Eine junge Frau sitzt auf grünem Rasen. Auf ihren verschränkten Beinen hat sie ein offenes Buch und ein Notizheft abgelegt. In das Buch schreibt sie mit einem Kugelschreiber. Die Frau hat braune Haare und trägt ein sommerliches Shirt sowie eine kurze Hose. Wir sehen ihr schräg über die Schulter.

Farmaberg von Helena Väisänen

Einsame finnische Landschaften, ein toter Mediziner im Eisbecken, Flüchtlingsdramatik und ein düsterer Pharmakonzern: Eigentlich alle Zutaten, die ein vielversprechender Kriminalroman braucht. Doch irgendwie geht es nicht voran in Lappenranta und den mysteriösen Vorfällen um Farmaberg.

Es ist die Geburtsstunde einer neuen Kriminalkommissarin aus Skandinavien: Saara Joho heißt die Protagonistin, die Autorin Helena Väisänen in ihrem Erstlingswerk präsentiert.

Ihre Aufgabe ist es, dem Tod des Mediziners Jarkko Karhu auf den Grund zu gehen, der ein Forschungsprojekt im Pharmakonzern Farmaberg leitet. Ein neues Krebsmittel soll erforscht und getestet werden. Solche Tests sind teuer und nicht risikofrei — ein Zufall, dass Farmaberg sich an der finanziellen Hilfe des örtlichen Flüchtlingszentrums so rege beteiligt? Als ans Licht kommt, dass Karhu nicht der erste Tote im Umfeld der Farmaberg ist, sieht auch Saara langsam die Zusammenhänge. Und plötzlich steckt die Ermittlerin mit der sinnlichen Überempfindlichkeit auch persönlich tief in den Machenschaften der Pharmaindustrie: Ein Einbruch in ihrer Wohnung, verschwundene journalistische Recherchen ihres verstorbenen Lebenspartners, eine denkwürdige neue Flamme, die sie bei einem Trinkgelage aufgabelt, und auch ihr neuer Nachbar Ville scheint kein unbeschriebenes Blatt zu sein.

So undurchdringlich das Chaos um Saara und ihr Ermittlungsteam erscheinen mag, am Ende ist alles plötzlich ganz einfach. Zu einfach.

Die finnische Ermittlerin mit schweizerischen Wurzeln ist gebeutelt von Schicksalsschlägen, harten Beziehungen, Alkoholmissbraucn. Tatsachen, die Romanfiguren so menschlich machen, bei Saara jedoch kaum Sympathie oder Mitgefühl entstehen lassen. Das Gefühl für Saara, aber auch für die anderen Figuren bleibt größtenteils aus. Ein sanftes Kratzen an der Oberfläche, doch Autorin Väisänen kommt ihnen nicht ganz auf den Grund. Da hilft leider auch kein ausgeprägter Geruchssinn, der sogar Unsicherheit erschnuppern kann.

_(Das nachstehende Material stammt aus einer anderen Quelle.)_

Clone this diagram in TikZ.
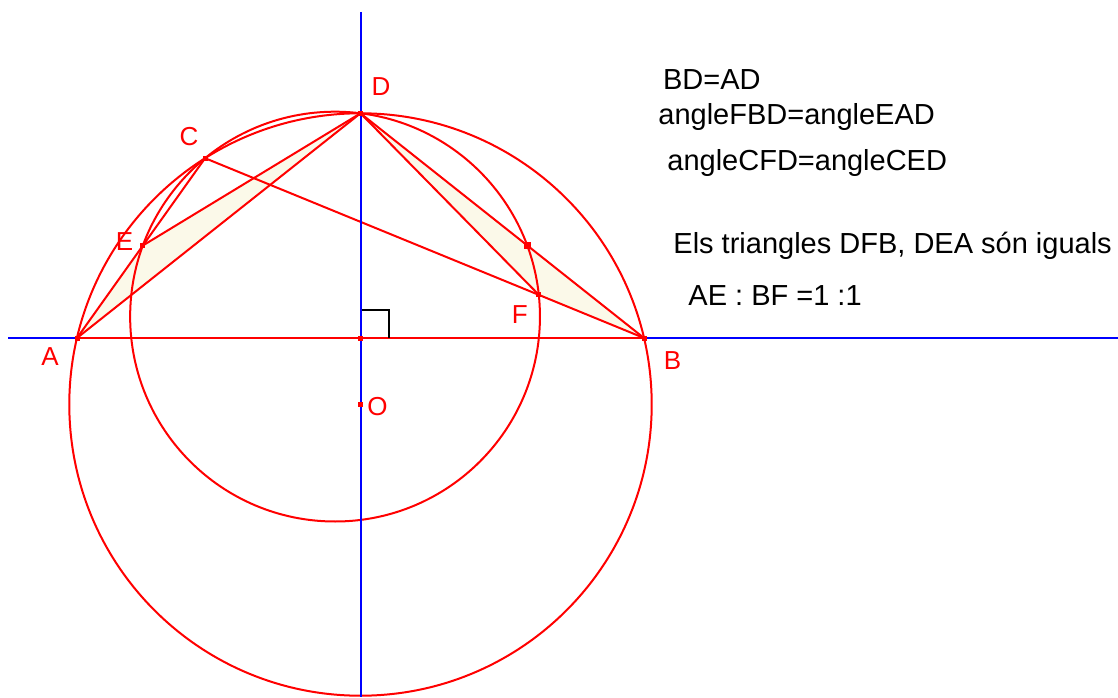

Gibt Momente, in denen man als Leser*in den Eindruck hat, Saaras Denken und Handeln nachvollziehen zu können, so verschwindet diese Gewissheit spätestens im finalen Showdown, der den gesunden Menschenverstand der Ermittlerin ernsthaft in Frage stellt.

Väisänen verschenkt das Potenzial eines guten Plots an einigen Stellen, weil die Geschichte den Leser*innen davon rast. Keine Zeit, um Luft zu holen, keine Zeit für Atmosphäre, keine Zeit für Ruhe in den Szenen. So angenehm Schnelligkeit in Kriminalromanen auch sein mag, das Tempo zu drosseln, Absätze für Dialoge und Reflexionen einzubauen, das kann manchmal Wunder wirken. Das Handwerkszeug besitzt Väisänen dafür allemal.

Ihr Gespür für menschliche Abgründe, ausgeklügelte Verbrechen, Gier, Rücksichtslosigkeit und Machtstreben ist eine explosive Mischung, die für zukünftige Werke durchaus jede Menge Schreibstoff liefert.

Fazit: 1 von 5 Sternen 2 von 5 Sternen 3 von 5 Sternen 1 2

Trotz seiner Schwächen ist Farmaberg als Erstlingswerk kurzweilige Unterhaltung mit klarer Sprache, die die skandinavische Kultur vermittelt und einen Einblick in die Literatur Finnlands gewährt. Das Finale deutet ein baldiges Wiedersehen mit Saara Joho an — Luft nach oben bleibt da jedenfalls genug.

Bleibt zu hoffen, dass Saara Joho nicht das Schicksal der vielen gesichtslosen Ermittlerinnen teilen wird, die schnell wieder in der Schublade verschwinden.